How to let the Facebook scraper into dynamic, authenticated pages


I have a social network that requires authentication and email verification before a user can enter. Once inside, users can only see content from their friends. Its actually really simple, even if it doesn't sound it. Here is my authenticate before filter:

  def authenticate
    if logged_in?
      redirect_to authentication_url if current_user.account_disabled
    else
      redirect_to root_url
    end
  end

The problem I have is letting the Facebook scraper in to get the meta tags from some of the dynamic pages. I read that you can allow the Facebook's User Agent into non public pages, but isn't that for pages that are protected in the robots.txt file? I'm not experienced with scrapers but surely it will need a cookie and an enabled account to scrape the dynamic information on my site? I'm not even sure how to actually write the method to let the scraper in or where to write it.

I'll though about generating a token with SecureRandom.urlsafe_base64 for the scraper and making an exception on a blank page (with the meta data) that shouldn't be accessable to regular users, but technically that wouldn't be safe, considering that if you looked at the right JS file (for the URL reference in the Open Graph action POST) and meta tags you could get protected user data.
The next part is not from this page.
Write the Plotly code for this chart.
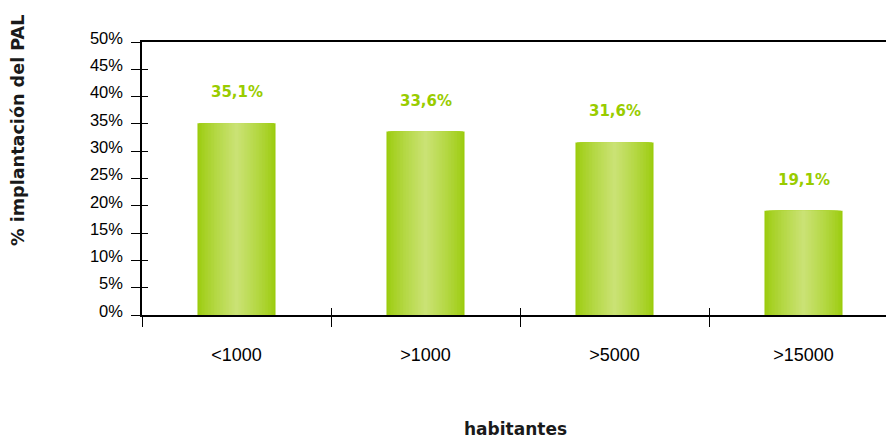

This idea doesn't seem even close to correct...

Any ideas?


Solution

  • As long as your content has unique URLs for what each user sees (normally protected by a login filter), you can allow access by checking the source IP or user agent to match the Facebook scraper.

    However, like most social sites, you are likely using the same URLs to return customized contents rendered for the currently logged in user. This is inherently unscrapable - because there is a different version of say '/profile' for each user.